— Data extract —
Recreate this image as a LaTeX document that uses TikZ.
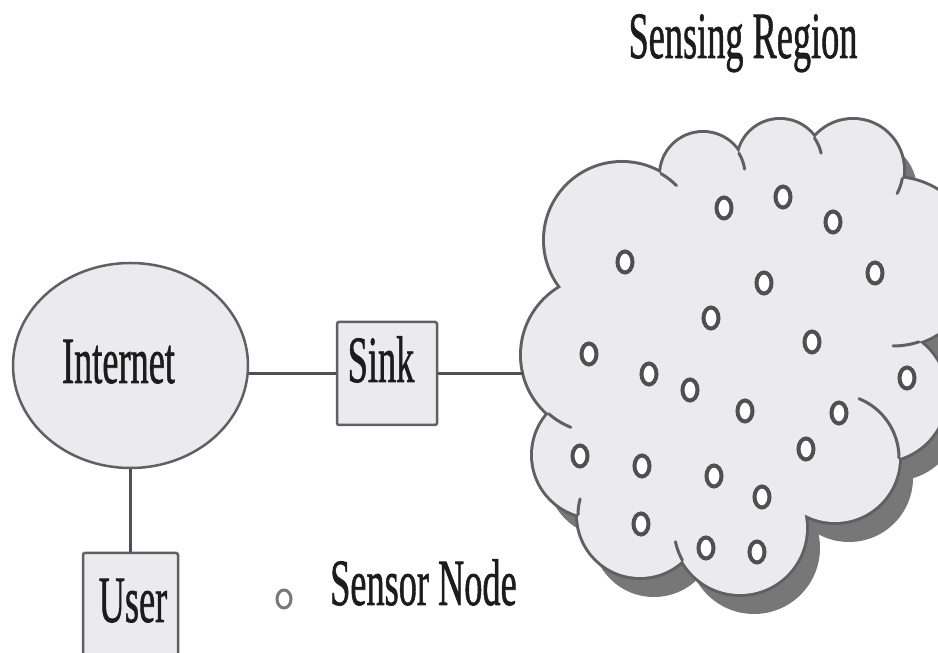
\documentclass[tikz,border=0pt]{standalone}
\usepackage{fontspec}
\setmainfont{Liberation Serif}
\newfontfamily\labelfont{Liberation Serif}[FakeBold=1.2]
\usetikzlibrary{shapes.geometric}
\definecolor{cloudfill}{HTML}{EBEBEE}
\definecolor{edgegray}{HTML}{606060}
\definecolor{shadowgray}{HTML}{777777}
\definecolor{wiregray}{HTML}{505050}
\definecolor{inkblack}{HTML}{1C1C1C}
\newcommand{\narrowtext}[1]{\scalebox{0.55}[1]{#1}}
% bumps of the cloud: centre x / centre y / radius
\newcommand{\cloudbumps}{600/298/78, 622/413/77, 703/478/42, 780/491/42, 853/483/50, 893/391/84, 880/258/66, 835/195/64, 740/125/66, 640/138/62, 595/198/62}
% inner strokes of the cloud: centre x / centre y / radius / start / end
\newcommand{\cloudtails}{622/413/77/59.6/45, 600/298/78/228.8/248, 703/478/42/31.2/8, 780/491/42/34.8/12, 853/483/50/-9.8/-28, 893/391/84/288/270, 835/195/64/0/68, 740/125/66/209.3/192, 640/138/62/179.7/165}
\begin{document}
\begin{tikzpicture}[x=1pt,y=1pt,
  lbl/.style={inner sep=0pt, text=inkblack, font={\labelfont\fontsize{66}{70}\selectfont}},
  netbox/.style={draw=edgegray, fill=cloudfill, line width=2.5pt, rounded corners=2pt, inner sep=0pt},
  sensor/.style={ellipse, draw=wiregray, fill=white, line width=4pt, minimum width=15pt, minimum height=21pt, inner sep=0pt},
  wire/.style={draw=wiregray, line width=3pt},
  tail/.style={draw=edgegray, line width=3pt, line cap=round}]
\useasboundingbox (0,0) rectangle (938,653);
\clip (0,0) rectangle (938,653);

% ---- sensing region (cloud) ----
\begin{scope}[shift={(14,-20)}]
  \foreach \cx/\cy/\r in \cloudbumps {\fill[shadowgray] (\cx,\cy) circle[radius=\r];}
  \fill[shadowgray] (600,298) -- (622,413) -- (703,478) -- (780,491) -- (853,483) -- (893,391) -- (880,258) -- (835,195) -- (740,125) -- (640,138) -- (595,198) -- cycle;
\end{scope}
\foreach \cx/\cy/\r in \cloudbumps {\draw[edgegray, line width=6pt] (\cx,\cy) circle[radius=\r];}
\foreach \cx/\cy/\r in \cloudbumps {\fill[cloudfill] (\cx,\cy) circle[radius=\r];}
\fill[cloudfill] (600,298) -- (622,413) -- (703,478) -- (780,491) -- (853,483) -- (893,391) -- (880,258) -- (835,195) -- (740,125) -- (640,138) -- (595,198) -- cycle;
\foreach \cx/\cy/\r/\a/\b in \cloudtails {\draw[tail] (\cx,\cy) ++(\a:\r) arc[start angle=\a, end angle=\b, radius=\r];}
\coordinate (cloudport) at (524,279.5);

% ---- sensor nodes ----
\foreach \sx/\sy [count=\i] in {724/445, 783/456, 833/431, 625/391, 764/370, 875/380, 711/335, 812/311, 589/299, 649/279, 690/263, 745/242, 907/275, 839/240, 806/204, 580/197, 642/187, 714/177, 762/156, 641/129, 706/105, 757/101}
  {\node[sensor] (s\i) at (\sx,\sy) {};}

% ---- network elements ----
\node[ellipse, draw=edgegray, fill=cloudfill, line width=2.5pt, minimum width=235pt, minimum height=205pt, inner sep=0pt] (internet) at (130.5,287.5) {};
\node[netbox, minimum width=100pt, minimum height=103pt] (sink) at (387,279.5) {};
\node[netbox, minimum width=95pt, minimum height=130pt] (user) at (130.5,35) {};

\draw[wire] (internet.east |- sink.west) -- (sink.west);
\draw[wire] (sink.east) -- (cloudport);
\draw[wire] (internet.south) -- (user.north);

% ---- labels ----
\node[lbl, anchor=base] (internetlabel) at (118.5,270) {\narrowtext{Internet}};
\node[lbl, anchor=base] (sinklabel) at (381,271) {\narrowtext{Sink}};
\node[lbl, anchor=base] (userlabel) at (133,31) {\narrowtext{User}};
\node[lbl, anchor=base] (title) at (743,595) {\narrowtext{Sensing Region}};
\node[ellipse, draw=edgegray!85, fill=white, line width=3pt, minimum width=14pt, minimum height=18pt, inner sep=0pt] (legendnode) at (284,54) {};
\node[lbl, anchor=base west] (legendlabel) at (330,48) {\narrowtext{Sensor Node}};
\end{tikzpicture}
\end{document}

— What to do —
Output the material word for word, omitting its pictures.

— Solution for this exercise —
Recreate this image as a LaTeX document that uses TikZ.
\documentclass[tikz,border=0pt]{standalone}
\usepackage{fontspec}
\setmainfont{Liberation Serif}
\newfontfamily\labelfont{Liberation Serif}[FakeBold=1.2]
\usetikzlibrary{shapes.geometric}
\definecolor{cloudfill}{HTML}{EBEBEE}
\definecolor{edgegray}{HTML}{606060}
\definecolor{shadowgray}{HTML}{777777}
\definecolor{wiregray}{HTML}{505050}
\definecolor{inkblack}{HTML}{1C1C1C}
\newcommand{\narrowtext}[1]{\scalebox{0.55}[1]{#1}}
% bumps of the cloud: centre x / centre y / radius
\newcommand{\cloudbumps}{600/298/78, 622/413/77, 703/478/42, 780/491/42, 853/483/50, 893/391/84, 880/258/66, 835/195/64, 740/125/66, 640/138/62, 595/198/62}
% inner strokes of the cloud: centre x / centre y / radius / start / end
\newcommand{\cloudtails}{622/413/77/59.6/45, 600/298/78/228.8/248, 703/478/42/31.2/8, 780/491/42/34.8/12, 853/483/50/-9.8/-28, 893/391/84/288/270, 835/195/64/0/68, 740/125/66/209.3/192, 640/138/62/179.7/165}
\begin{document}
\begin{tikzpicture}[x=1pt,y=1pt,
  lbl/.style={inner sep=0pt, text=inkblack, font={\labelfont\fontsize{66}{70}\selectfont}},
  netbox/.style={draw=edgegray, fill=cloudfill, line width=2.5pt, rounded corners=2pt, inner sep=0pt},
  sensor/.style={ellipse, draw=wiregray, fill=white, line width=4pt, minimum width=15pt, minimum height=21pt, inner sep=0pt},
  wire/.style={draw=wiregray, line width=3pt},
  tail/.style={draw=edgegray, line width=3pt, line cap=round}]
\useasboundingbox (0,0) rectangle (938,653);
\clip (0,0) rectangle (938,653);

% ---- sensing region (cloud) ----
\begin{scope}[shift={(14,-20)}]
  \foreach \cx/\cy/\r in \cloudbumps {\fill[shadowgray] (\cx,\cy) circle[radius=\r];}
  \fill[shadowgray] (600,298) -- (622,413) -- (703,478) -- (780,491) -- (853,483) -- (893,391) -- (880,258) -- (835,195) -- (740,125) -- (640,138) -- (595,198) -- cycle;
\end{scope}
\foreach \cx/\cy/\r in \cloudbumps {\draw[edgegray, line width=6pt] (\cx,\cy) circle[radius=\r];}
\foreach \cx/\cy/\r in \cloudbumps {\fill[cloudfill] (\cx,\cy) circle[radius=\r];}
\fill[cloudfill] (600,298) -- (622,413) -- (703,478) -- (780,491) -- (853,483) -- (893,391) -- (880,258) -- (835,195) -- (740,125) -- (640,138) -- (595,198) -- cycle;
\foreach \cx/\cy/\r/\a/\b in \cloudtails {\draw[tail] (\cx,\cy) ++(\a:\r) arc[start angle=\a, end angle=\b, radius=\r];}
\coordinate (cloudport) at (524,279.5);

% ---- sensor nodes ----
\foreach \sx/\sy [count=\i] in {724/445, 783/456, 833/431, 625/391, 764/370, 875/380, 711/335, 812/311, 589/299, 649/279, 690/263, 745/242, 907/275, 839/240, 806/204, 580/197, 642/187, 714/177, 762/156, 641/129, 706/105, 757/101}
  {\node[sensor] (s\i) at (\sx,\sy) {};}

% ---- network elements ----
\node[ellipse, draw=edgegray, fill=cloudfill, line width=2.5pt, minimum width=235pt, minimum height=205pt, inner sep=0pt] (internet) at (130.5,287.5) {};
\node[netbox, minimum width=100pt, minimum height=103pt] (sink) at (387,279.5) {};
\node[netbox, minimum width=95pt, minimum height=130pt] (user) at (130.5,35) {};

\draw[wire] (internet.east |- sink.west) -- (sink.west);
\draw[wire] (sink.east) -- (cloudport);
\draw[wire] (internet.south) -- (user.north);

% ---- labels ----
\node[lbl, anchor=base] (internetlabel) at (118.5,270) {\narrowtext{Internet}};
\node[lbl, anchor=base] (sinklabel) at (381,271) {\narrowtext{Sink}};
\node[lbl, anchor=base] (userlabel) at (133,31) {\narrowtext{User}};
\node[lbl, anchor=base] (title) at (743,595) {\narrowtext{Sensing Region}};
\node[ellipse, draw=edgegray!85, fill=white, line width=3pt, minimum width=14pt, minimum height=18pt, inner sep=0pt] (legendnode) at (284,54) {};
\node[lbl, anchor=base west] (legendlabel) at (330,48) {\narrowtext{Sensor Node}};
\end{tikzpicture}
\end{document}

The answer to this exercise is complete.